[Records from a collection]
(begin)

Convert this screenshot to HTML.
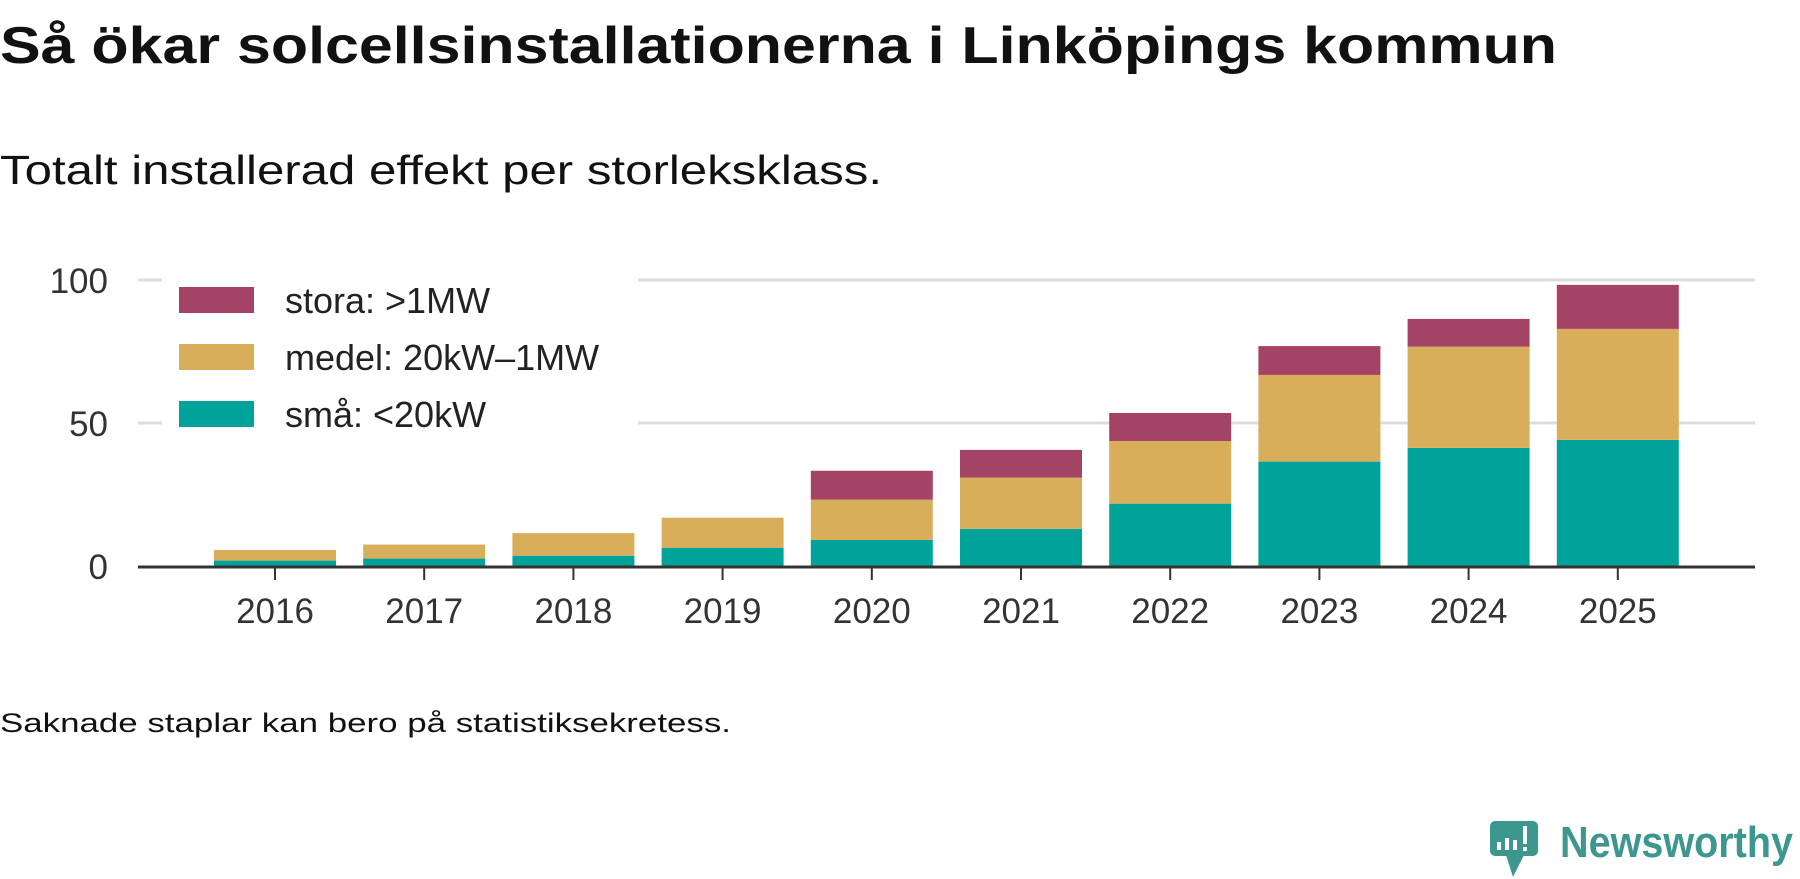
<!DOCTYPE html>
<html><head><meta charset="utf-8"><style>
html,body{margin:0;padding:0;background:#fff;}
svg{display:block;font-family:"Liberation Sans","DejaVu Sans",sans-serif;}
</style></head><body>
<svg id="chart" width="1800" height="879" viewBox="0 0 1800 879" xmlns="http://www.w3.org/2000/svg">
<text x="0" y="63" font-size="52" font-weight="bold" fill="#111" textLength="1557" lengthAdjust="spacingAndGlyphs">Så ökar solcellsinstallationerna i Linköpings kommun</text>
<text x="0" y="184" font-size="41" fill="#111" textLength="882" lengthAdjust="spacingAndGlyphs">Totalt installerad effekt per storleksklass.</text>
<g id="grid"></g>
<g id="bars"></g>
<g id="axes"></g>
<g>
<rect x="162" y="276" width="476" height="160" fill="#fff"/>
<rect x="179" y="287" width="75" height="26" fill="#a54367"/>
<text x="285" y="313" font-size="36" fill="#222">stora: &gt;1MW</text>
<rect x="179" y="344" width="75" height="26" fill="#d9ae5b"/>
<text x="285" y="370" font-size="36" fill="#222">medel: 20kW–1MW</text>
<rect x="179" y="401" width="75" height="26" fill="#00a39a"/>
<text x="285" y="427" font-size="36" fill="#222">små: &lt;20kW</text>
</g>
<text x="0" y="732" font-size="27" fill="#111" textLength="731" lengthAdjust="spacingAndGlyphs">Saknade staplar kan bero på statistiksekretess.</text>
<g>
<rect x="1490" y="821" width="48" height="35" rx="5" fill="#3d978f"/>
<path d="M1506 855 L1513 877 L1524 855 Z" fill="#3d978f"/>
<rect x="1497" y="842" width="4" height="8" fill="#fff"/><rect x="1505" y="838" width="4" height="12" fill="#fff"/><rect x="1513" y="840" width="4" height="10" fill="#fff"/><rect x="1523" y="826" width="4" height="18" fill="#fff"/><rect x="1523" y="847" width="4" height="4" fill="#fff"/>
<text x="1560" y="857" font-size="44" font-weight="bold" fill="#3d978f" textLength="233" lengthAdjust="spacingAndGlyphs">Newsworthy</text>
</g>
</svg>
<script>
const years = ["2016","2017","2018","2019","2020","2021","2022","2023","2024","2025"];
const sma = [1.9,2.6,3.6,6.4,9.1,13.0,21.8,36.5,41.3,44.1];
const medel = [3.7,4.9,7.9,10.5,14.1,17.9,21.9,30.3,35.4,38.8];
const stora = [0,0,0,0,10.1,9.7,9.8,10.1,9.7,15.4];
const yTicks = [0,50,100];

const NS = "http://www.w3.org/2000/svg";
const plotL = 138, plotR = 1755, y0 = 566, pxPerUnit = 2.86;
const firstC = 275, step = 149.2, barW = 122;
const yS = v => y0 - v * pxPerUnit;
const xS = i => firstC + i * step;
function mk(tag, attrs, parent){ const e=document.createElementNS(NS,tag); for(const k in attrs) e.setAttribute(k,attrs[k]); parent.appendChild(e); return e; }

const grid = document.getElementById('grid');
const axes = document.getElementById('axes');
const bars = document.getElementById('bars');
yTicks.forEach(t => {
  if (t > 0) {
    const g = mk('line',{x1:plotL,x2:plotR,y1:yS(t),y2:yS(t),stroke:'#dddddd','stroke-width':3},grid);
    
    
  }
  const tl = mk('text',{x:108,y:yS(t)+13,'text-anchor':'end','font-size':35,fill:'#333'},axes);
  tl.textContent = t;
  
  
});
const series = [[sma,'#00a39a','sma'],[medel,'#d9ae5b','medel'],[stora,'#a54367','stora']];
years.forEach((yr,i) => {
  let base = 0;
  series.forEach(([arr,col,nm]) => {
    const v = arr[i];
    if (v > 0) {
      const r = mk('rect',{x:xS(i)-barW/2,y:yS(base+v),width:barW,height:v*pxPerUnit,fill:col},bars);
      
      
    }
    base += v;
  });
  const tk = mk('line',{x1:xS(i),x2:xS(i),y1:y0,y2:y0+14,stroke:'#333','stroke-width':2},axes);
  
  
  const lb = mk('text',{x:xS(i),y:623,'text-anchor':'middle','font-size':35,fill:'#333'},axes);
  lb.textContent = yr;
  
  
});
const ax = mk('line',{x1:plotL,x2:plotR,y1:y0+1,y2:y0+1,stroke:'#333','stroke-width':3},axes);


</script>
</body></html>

(end)
(begin)

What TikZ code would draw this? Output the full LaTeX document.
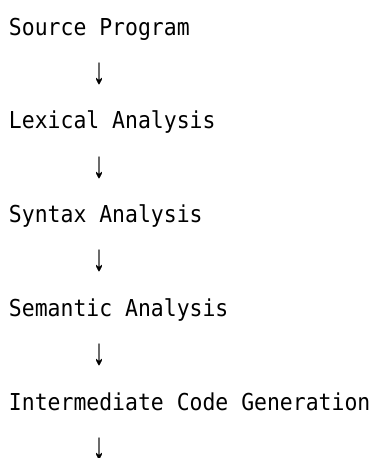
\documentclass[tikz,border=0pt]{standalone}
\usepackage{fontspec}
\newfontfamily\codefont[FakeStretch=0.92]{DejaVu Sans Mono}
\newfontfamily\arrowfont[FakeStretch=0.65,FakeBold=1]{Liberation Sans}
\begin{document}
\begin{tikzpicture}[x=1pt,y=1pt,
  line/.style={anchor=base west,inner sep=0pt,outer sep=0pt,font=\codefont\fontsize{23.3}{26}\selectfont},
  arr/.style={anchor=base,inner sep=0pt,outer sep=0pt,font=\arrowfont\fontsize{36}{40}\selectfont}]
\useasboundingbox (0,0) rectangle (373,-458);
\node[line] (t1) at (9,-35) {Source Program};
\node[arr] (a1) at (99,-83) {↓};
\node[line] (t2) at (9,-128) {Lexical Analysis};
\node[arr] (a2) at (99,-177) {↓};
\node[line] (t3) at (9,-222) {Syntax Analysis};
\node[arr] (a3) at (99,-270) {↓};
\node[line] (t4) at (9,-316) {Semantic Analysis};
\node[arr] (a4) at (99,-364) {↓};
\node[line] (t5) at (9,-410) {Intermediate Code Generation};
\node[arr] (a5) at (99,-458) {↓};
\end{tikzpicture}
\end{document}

(end)
(begin)

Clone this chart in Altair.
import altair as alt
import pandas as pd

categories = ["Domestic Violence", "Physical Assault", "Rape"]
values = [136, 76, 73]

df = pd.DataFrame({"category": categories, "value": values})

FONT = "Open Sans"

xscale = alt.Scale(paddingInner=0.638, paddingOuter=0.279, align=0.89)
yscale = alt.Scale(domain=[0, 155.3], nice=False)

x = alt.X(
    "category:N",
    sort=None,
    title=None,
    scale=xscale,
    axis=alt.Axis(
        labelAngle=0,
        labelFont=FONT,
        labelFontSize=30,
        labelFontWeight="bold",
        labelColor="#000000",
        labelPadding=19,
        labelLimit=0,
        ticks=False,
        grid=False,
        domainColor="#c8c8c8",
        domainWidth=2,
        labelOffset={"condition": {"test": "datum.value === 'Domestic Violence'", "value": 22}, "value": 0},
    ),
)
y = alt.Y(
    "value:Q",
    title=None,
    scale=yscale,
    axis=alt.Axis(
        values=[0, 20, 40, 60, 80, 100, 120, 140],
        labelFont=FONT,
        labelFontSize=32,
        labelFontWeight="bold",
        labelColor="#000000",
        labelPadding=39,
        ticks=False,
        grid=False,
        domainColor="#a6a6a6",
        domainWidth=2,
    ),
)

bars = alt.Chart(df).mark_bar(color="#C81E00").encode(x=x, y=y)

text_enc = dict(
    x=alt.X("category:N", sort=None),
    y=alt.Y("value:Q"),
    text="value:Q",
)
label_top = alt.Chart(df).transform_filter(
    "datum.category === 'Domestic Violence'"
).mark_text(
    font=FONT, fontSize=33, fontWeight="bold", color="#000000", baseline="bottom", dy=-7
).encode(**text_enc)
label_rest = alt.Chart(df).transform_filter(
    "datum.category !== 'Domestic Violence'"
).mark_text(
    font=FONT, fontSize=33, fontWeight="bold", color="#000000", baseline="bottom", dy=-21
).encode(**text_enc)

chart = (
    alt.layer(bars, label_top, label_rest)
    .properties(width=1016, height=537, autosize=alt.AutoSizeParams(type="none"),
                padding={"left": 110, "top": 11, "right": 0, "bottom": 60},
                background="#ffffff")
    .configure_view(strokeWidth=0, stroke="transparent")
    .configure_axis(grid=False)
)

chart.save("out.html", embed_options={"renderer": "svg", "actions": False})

(end)

DO THIS:
Copy exactly the material above from the line with "Convert this screenshot to HTML." to the line with "const yTicks = [0,50,100];", ends included, and nothing else. Leave out any picture.

SOLUTION TO THIS PROBLEM:
Convert this screenshot to HTML.
<!DOCTYPE html>
<html><head><meta charset="utf-8"><style>
html,body{margin:0;padding:0;background:#fff;}
svg{display:block;font-family:"Liberation Sans","DejaVu Sans",sans-serif;}
</style></head><body>
<svg id="chart" width="1800" height="879" viewBox="0 0 1800 879" xmlns="http://www.w3.org/2000/svg">
<text x="0" y="63" font-size="52" font-weight="bold" fill="#111" textLength="1557" lengthAdjust="spacingAndGlyphs">Så ökar solcellsinstallationerna i Linköpings kommun</text>
<text x="0" y="184" font-size="41" fill="#111" textLength="882" lengthAdjust="spacingAndGlyphs">Totalt installerad effekt per storleksklass.</text>
<g id="grid"></g>
<g id="bars"></g>
<g id="axes"></g>
<g>
<rect x="162" y="276" width="476" height="160" fill="#fff"/>
<rect x="179" y="287" width="75" height="26" fill="#a54367"/>
<text x="285" y="313" font-size="36" fill="#222">stora: &gt;1MW</text>
<rect x="179" y="344" width="75" height="26" fill="#d9ae5b"/>
<text x="285" y="370" font-size="36" fill="#222">medel: 20kW–1MW</text>
<rect x="179" y="401" width="75" height="26" fill="#00a39a"/>
<text x="285" y="427" font-size="36" fill="#222">små: &lt;20kW</text>
</g>
<text x="0" y="732" font-size="27" fill="#111" textLength="731" lengthAdjust="spacingAndGlyphs">Saknade staplar kan bero på statistiksekretess.</text>
<g>
<rect x="1490" y="821" width="48" height="35" rx="5" fill="#3d978f"/>
<path d="M1506 855 L1513 877 L1524 855 Z" fill="#3d978f"/>
<rect x="1497" y="842" width="4" height="8" fill="#fff"/><rect x="1505" y="838" width="4" height="12" fill="#fff"/><rect x="1513" y="840" width="4" height="10" fill="#fff"/><rect x="1523" y="826" width="4" height="18" fill="#fff"/><rect x="1523" y="847" width="4" height="4" fill="#fff"/>
<text x="1560" y="857" font-size="44" font-weight="bold" fill="#3d978f" textLength="233" lengthAdjust="spacingAndGlyphs">Newsworthy</text>
</g>
</svg>
<script>
const years = ["2016","2017","2018","2019","2020","2021","2022","2023","2024","2025"];
const sma = [1.9,2.6,3.6,6.4,9.1,13.0,21.8,36.5,41.3,44.1];
const medel = [3.7,4.9,7.9,10.5,14.1,17.9,21.9,30.3,35.4,38.8];
const stora = [0,0,0,0,10.1,9.7,9.8,10.1,9.7,15.4];
const yTicks = [0,50,100];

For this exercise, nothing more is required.